What did other leaders of Burma say about the Rohingya?

IN 1946, General Aung San, father of Suu Kyi, assured full rights and privileges to Muslim Rohingya Arakanese as an indigenous people saying: ‘I give (offer) you a blank cheque. We will live together and die together. Demand what you want. I will do my best to fulfil them. If native people are divided, it will be difficult to achieve independence for Burma.’

‘I understand that during the time of the Constituent Assembly in 1947 after the signing of the Panglong Agreement that February and before the Union of Burma came into being in January 1948, my father Sao Shwe Thaike was asked if the Rohingyas of Arakan are indigenous Peoples? My father, who is a Shan as am I, replied, ‘if the Rohingyas are not indigenous, nor am I’, wrote Han Yawnghew (son of Sao Shwe Thaike who was appointed Counsellor to the Governor, later he was elected the first president of independent Burma in 1948–52).

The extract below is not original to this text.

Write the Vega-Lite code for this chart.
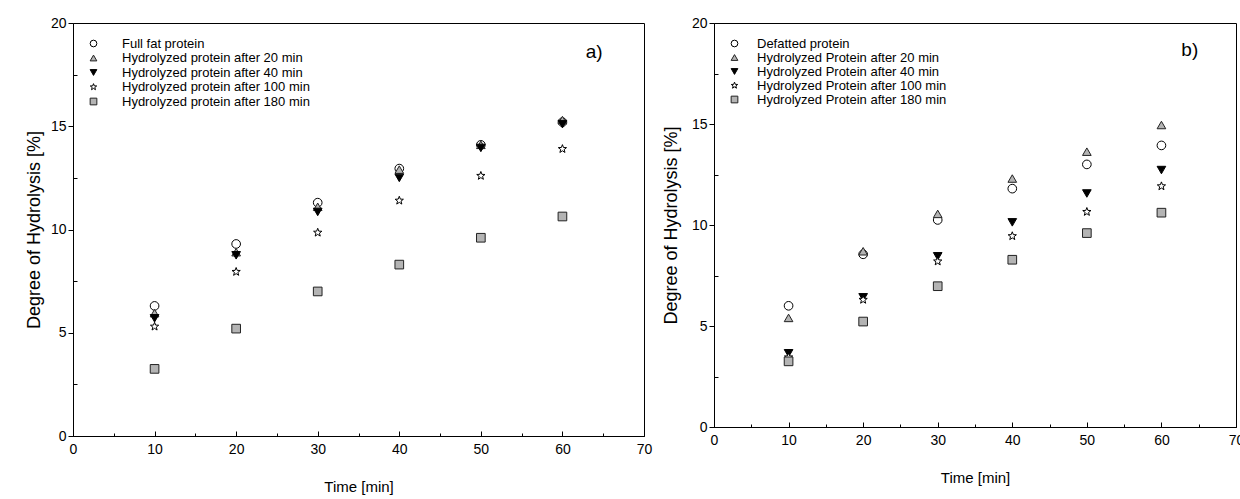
{
  "$schema": "https://vega.github.io/schema/vega-lite/v6.json",
  "background": "white",
  "padding": {"left": 24, "top": 15, "right": 0, "bottom": 0},
  "config": {
    "font": "Liberation Sans",
    "view": {"stroke": "#000", "strokeWidth": 1},
    "axis": {
      "grid": false,
      "domainColor": "#000",
      "tickColor": "#000",
      "labelColor": "#000",
      "titleColor": "#000",
      "labelFont": "Liberation Sans",
      "titleFont": "Liberation Sans",
      "labelFontSize": 14,
      "titleFontSize": 15,
      "titleFontWeight": "normal",
      "labelFlush": false,
      "labelOverlap": false
    },
    "legend": {
      "labelFont": "Liberation Sans",
      "labelFontSize": 13,
      "labelColor": "#000",
      "labelLimit": 0,
      "symbolStrokeWidth": 1,
      "symbolSize": 45,
      "rowPadding": 0.5,
      "labelOffset": 22,
      "padding": 5,
      "offset": 10,
      "orient": "top-left"
    }
  },
  "datasets": {
    "fullfat": [
      {"time": 10, "sample": "Full fat protein", "dh": 6.3},
      {"time": 10, "sample": "Hydrolyzed protein after 20 min", "dh": 5.95},
      {"time": 10, "sample": "Hydrolyzed protein after 40 min", "dh": 5.7},
      {"time": 10, "sample": "Hydrolyzed protein after 100 min", "dh": 5.3},
      {"time": 10, "sample": "Hydrolyzed protein after 180 min", "dh": 3.25},
      {"time": 20, "sample": "Full fat protein", "dh": 9.3},
      {"time": 20, "sample": "Hydrolyzed protein after 20 min", "dh": 8.9},
      {"time": 20, "sample": "Hydrolyzed protein after 40 min", "dh": 8.75},
      {"time": 20, "sample": "Hydrolyzed protein after 100 min", "dh": 7.95},
      {"time": 20, "sample": "Hydrolyzed protein after 180 min", "dh": 5.2},
      {"time": 30, "sample": "Full fat protein", "dh": 11.3},
      {"time": 30, "sample": "Hydrolyzed protein after 20 min", "dh": 11.1},
      {"time": 30, "sample": "Hydrolyzed protein after 40 min", "dh": 10.85},
      {"time": 30, "sample": "Hydrolyzed protein after 100 min", "dh": 9.85},
      {"time": 30, "sample": "Hydrolyzed protein after 180 min", "dh": 7.0},
      {"time": 40, "sample": "Full fat protein", "dh": 12.95},
      {"time": 40, "sample": "Hydrolyzed protein after 20 min", "dh": 12.9},
      {"time": 40, "sample": "Hydrolyzed protein after 40 min", "dh": 12.5},
      {"time": 40, "sample": "Hydrolyzed protein after 100 min", "dh": 11.4},
      {"time": 40, "sample": "Hydrolyzed protein after 180 min", "dh": 8.3},
      {"time": 50, "sample": "Full fat protein", "dh": 14.1},
      {"time": 50, "sample": "Hydrolyzed protein after 20 min", "dh": 14.1},
      {"time": 50, "sample": "Hydrolyzed protein after 40 min", "dh": 13.95},
      {"time": 50, "sample": "Hydrolyzed protein after 100 min", "dh": 12.6},
      {"time": 50, "sample": "Hydrolyzed protein after 180 min", "dh": 9.6},
      {"time": 60, "sample": "Full fat protein", "dh": 15.2},
      {"time": 60, "sample": "Hydrolyzed protein after 20 min", "dh": 15.3},
      {"time": 60, "sample": "Hydrolyzed protein after 40 min", "dh": 15.1},
      {"time": 60, "sample": "Hydrolyzed protein after 100 min", "dh": 13.9},
      {"time": 60, "sample": "Hydrolyzed protein after 180 min", "dh": 10.63}
    ],
    "defatted": [
      {"time": 10, "sample": "Defatted protein", "dh": 6.0},
      {"time": 10, "sample": "Hydrolyzed Protein after 20 min", "dh": 5.4},
      {"time": 10, "sample": "Hydrolyzed Protein after 40 min", "dh": 3.65},
      {"time": 10, "sample": "Hydrolyzed Protein after 100 min", "dh": 3.45},
      {"time": 10, "sample": "Hydrolyzed Protein after 180 min", "dh": 3.25},
      {"time": 20, "sample": "Defatted protein", "dh": 8.55},
      {"time": 20, "sample": "Hydrolyzed Protein after 20 min", "dh": 8.7},
      {"time": 20, "sample": "Hydrolyzed Protein after 40 min", "dh": 6.42},
      {"time": 20, "sample": "Hydrolyzed Protein after 100 min", "dh": 6.3},
      {"time": 20, "sample": "Hydrolyzed Protein after 180 min", "dh": 5.22},
      {"time": 30, "sample": "Defatted protein", "dh": 10.25},
      {"time": 30, "sample": "Hydrolyzed Protein after 20 min", "dh": 10.55},
      {"time": 30, "sample": "Hydrolyzed Protein after 40 min", "dh": 8.45},
      {"time": 30, "sample": "Hydrolyzed Protein after 100 min", "dh": 8.2},
      {"time": 30, "sample": "Hydrolyzed Protein after 180 min", "dh": 6.97},
      {"time": 40, "sample": "Defatted protein", "dh": 11.8},
      {"time": 40, "sample": "Hydrolyzed Protein after 20 min", "dh": 12.3},
      {"time": 40, "sample": "Hydrolyzed Protein after 40 min", "dh": 10.13},
      {"time": 40, "sample": "Hydrolyzed Protein after 100 min", "dh": 9.45},
      {"time": 40, "sample": "Hydrolyzed Protein after 180 min", "dh": 8.28},
      {"time": 50, "sample": "Defatted protein", "dh": 13.0},
      {"time": 50, "sample": "Hydrolyzed Protein after 20 min", "dh": 13.63},
      {"time": 50, "sample": "Hydrolyzed Protein after 40 min", "dh": 11.56},
      {"time": 50, "sample": "Hydrolyzed Protein after 100 min", "dh": 10.65},
      {"time": 50, "sample": "Hydrolyzed Protein after 180 min", "dh": 9.6},
      {"time": 60, "sample": "Defatted protein", "dh": 13.94},
      {"time": 60, "sample": "Hydrolyzed Protein after 20 min", "dh": 14.95},
      {"time": 60, "sample": "Hydrolyzed Protein after 40 min", "dh": 12.72},
      {"time": 60, "sample": "Hydrolyzed Protein after 100 min", "dh": 11.92},
      {"time": 60, "sample": "Hydrolyzed Protein after 180 min", "dh": 10.61}
    ]
  },
  "spacing": 8,
  "hconcat": [
    {
      "width": 571,
      "height": 413,
      "data": {"name": "fullfat"},
      "layer": [
        {
          "mark": {"type": "point", "opacity": 0},
          "encoding": {
            "x": {"field": "time", "type": "quantitative", "scale": {"domain": [0, 70], "nice": false},
                  "axis": {"orient": "bottom", "values": [5, 15, 25, 35, 45, 55, 65], "labels": false, "domain": false, "tickSize": -3, "title": null}},
            "y": {"field": "dh", "type": "quantitative", "scale": {"domain": [0, 20], "nice": false},
                  "axis": {"orient": "left", "values": [2.5, 7.5, 12.5, 17.5], "labels": false, "domain": false, "tickSize": -4, "title": null}}
          }
        },
        {
          "mark": {"type": "point", "filled": true, "size": 75, "strokeWidth": 1, "opacity": 1},
          "encoding": {
            "x": {"field": "time", "type": "quantitative", "scale": {"domain": [0, 70], "nice": false},
                  "axis": {"orient": "bottom", "values": [0, 10, 20, 30, 40, 50, 60, 70], "tickSize": -5, "labelPadding": 11, "title": "Time [min]", "titlePadding": 23}},
            "y": {"field": "dh", "type": "quantitative", "scale": {"domain": [0, 20], "nice": false},
                  "axis": {"orient": "left", "values": [0, 5, 10, 15, 20], "tickSize": 5, "labelPadding": 2, "title": "Degree of Hydrolysis [%]", "titleFontSize": 18, "titlePadding": 7}},
            "shape": {"field": "sample", "type": "nominal",
                      "scale": {"domain": ["Full fat protein", "Hydrolyzed protein after 20 min", "Hydrolyzed protein after 40 min", "Hydrolyzed protein after 100 min", "Hydrolyzed protein after 180 min"],
                                "range": ["circle", "triangle-up", "triangle-down", "M0,-1L0.25,-0.34L0.951,-0.309L0.4,0.13L0.588,0.809L0,0.42L-0.588,0.809L-0.4,0.13L-0.951,-0.309L-0.25,-0.34Z", "square"]},
                      "legend": {"title": null, "offset": 9}},
            "fill": {"field": "sample", "type": "nominal",
                     "scale": {"domain": ["Full fat protein", "Hydrolyzed protein after 20 min", "Hydrolyzed protein after 40 min", "Hydrolyzed protein after 100 min", "Hydrolyzed protein after 180 min"],
                               "range": ["#ffffff", "#b4b4b4", "#000000", "#ffffff", "#b4b4b4"]},
                     "legend": {"title": null, "offset": 9}},
            "stroke": {"field": "sample", "type": "nominal",
                       "scale": {"domain": ["Full fat protein", "Hydrolyzed protein after 20 min", "Hydrolyzed protein after 40 min", "Hydrolyzed protein after 100 min", "Hydrolyzed protein after 180 min"],
                                 "range": ["#000000", "#222222", "#000000", "#000000", "#222222"]},
                       "legend": {"title": null, "offset": 9}}
          }
        },
        {
          "data": {"values": [{"panel": "a)"}]},
          "mark": {"type": "text", "fontSize": 19, "fontWeight": "normal", "font": "Liberation Sans", "color": "#000"},
          "encoding": {
            "x": {"datum": 63.9, "type": "quantitative", "axis": null},
            "y": {"datum": 18.6, "type": "quantitative", "axis": null},
            "text": {"field": "panel"}
          }
        }
      ],
      "resolve": {"axis": {"x": "independent", "y": "independent"}}
    },
    {
      "width": 522,
      "height": 404,
      "data": {"name": "defatted"},
      "layer": [
        {
          "mark": {"type": "point", "opacity": 0},
          "encoding": {
            "x": {"field": "time", "type": "quantitative", "scale": {"domain": [0, 70], "nice": false},
                  "axis": {"orient": "bottom", "values": [5, 15, 25, 35, 45, 55, 65], "labels": false, "domain": false, "tickSize": -3, "title": null}},
            "y": {"field": "dh", "type": "quantitative", "scale": {"domain": [0, 20], "nice": false},
                  "axis": {"orient": "left", "values": [2.5, 7.5, 12.5, 17.5], "labels": false, "domain": false, "tickSize": -4, "title": null}}
          }
        },
        {
          "mark": {"type": "point", "filled": true, "size": 75, "strokeWidth": 1, "opacity": 1},
          "encoding": {
            "x": {"field": "time", "type": "quantitative", "scale": {"domain": [0, 70], "nice": false},
                  "axis": {"orient": "bottom", "values": [0, 10, 20, 30, 40, 50, 60, 70], "tickSize": -5, "labelPadding": 11, "title": "Time [min]", "titlePadding": 23}},
            "y": {"field": "dh", "type": "quantitative", "scale": {"domain": [0, 20], "nice": false},
                  "axis": {"orient": "left", "values": [0, 5, 10, 15, 20], "tickSize": 5, "labelPadding": 2, "title": "Degree of Hydrolysis [%]", "titleFontSize": 18, "titlePadding": 11}},
            "shape": {"field": "sample", "type": "nominal",
                      "scale": {"domain": ["Defatted protein", "Hydrolyzed Protein after 20 min", "Hydrolyzed Protein after 40 min", "Hydrolyzed Protein after 100 min", "Hydrolyzed Protein after 180 min"],
                                "range": ["circle", "triangle-up", "triangle-down", "M0,-1L0.25,-0.34L0.951,-0.309L0.4,0.13L0.588,0.809L0,0.42L-0.588,0.809L-0.4,0.13L-0.951,-0.309L-0.25,-0.34Z", "square"]},
                      "legend": {"title": null, "labelOffset": 16, "offset": 9, "padding": 5, "rowPadding": 0}},
            "fill": {"field": "sample", "type": "nominal",
                     "scale": {"domain": ["Defatted protein", "Hydrolyzed Protein after 20 min", "Hydrolyzed Protein after 40 min", "Hydrolyzed Protein after 100 min", "Hydrolyzed Protein after 180 min"],
                               "range": ["#ffffff", "#b4b4b4", "#000000", "#ffffff", "#b4b4b4"]},
                     "legend": {"title": null, "labelOffset": 16, "offset": 9, "padding": 5, "rowPadding": 0}},
            "stroke": {"field": "sample", "type": "nominal",
                       "scale": {"domain": ["Defatted protein", "Hydrolyzed Protein after 20 min", "Hydrolyzed Protein after 40 min", "Hydrolyzed Protein after 100 min", "Hydrolyzed Protein after 180 min"],
                                 "range": ["#000000", "#222222", "#000000", "#000000", "#222222"]},
                       "legend": {"title": null, "labelOffset": 16, "offset": 9, "padding": 5, "rowPadding": 0}}
          }
        },
        {
          "data": {"values": [{"panel": "b)"}]},
          "mark": {"type": "text", "fontSize": 19, "fontWeight": "normal", "font": "Liberation Sans", "color": "#000"},
          "encoding": {
            "x": {"datum": 63.8, "type": "quantitative", "axis": null},
            "y": {"datum": 18.65, "type": "quantitative", "axis": null},
            "text": {"field": "panel"}
          }
        }
      ],
      "resolve": {"axis": {"x": "independent", "y": "independent"}}
    }
  ],
  "resolve": {
    "scale": {"x": "independent", "y": "independent", "shape": "independent", "fill": "independent", "stroke": "independent"},
    "legend": {"shape": "independent", "fill": "independent", "stroke": "independent"}
  }
}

The above brief review shows that what is promoted by ultra-racist and bigot monks like Wirathu of Myanmar, and ultra-nationalist and chauvinist revisionist politicians and their fanatical followers, and pseudo-historians as the single tree of their culture, rooted in their racial and religious myths, is actually more like a vast forest of many cultures filled with countless trees of various sizes, shades, ages, colours and types, constantly cross-breeding to fertilise one another. The profusion of cultures blurs the boundaries of the forest. According to professor Ludden, ‘the so-called cultural boundaries of our time are more like an artefact of modern national cultures than an accurate reflection of the pre-modern conditions.’

I would like to conclude with a statement from Dr Shwe Lu Maung, ‘Therefore, the Myanmar government assertion that the Rohingyas are the British era settlers is nothing but a cover up of Burmese atrocities and colonialism over Arakan from 1784 to 1826. Myanmar government has given citizenship to the Pakistani and Bangladeshi Rakhines of Arakan who returned to Myanmar after 1948, but denies citizenship to the Rohingyas on the ground of race and religion. This double standard is against the philosophy and ideology of we-the-people.’

Dr Habib Siddiqui is a peace and rights activist.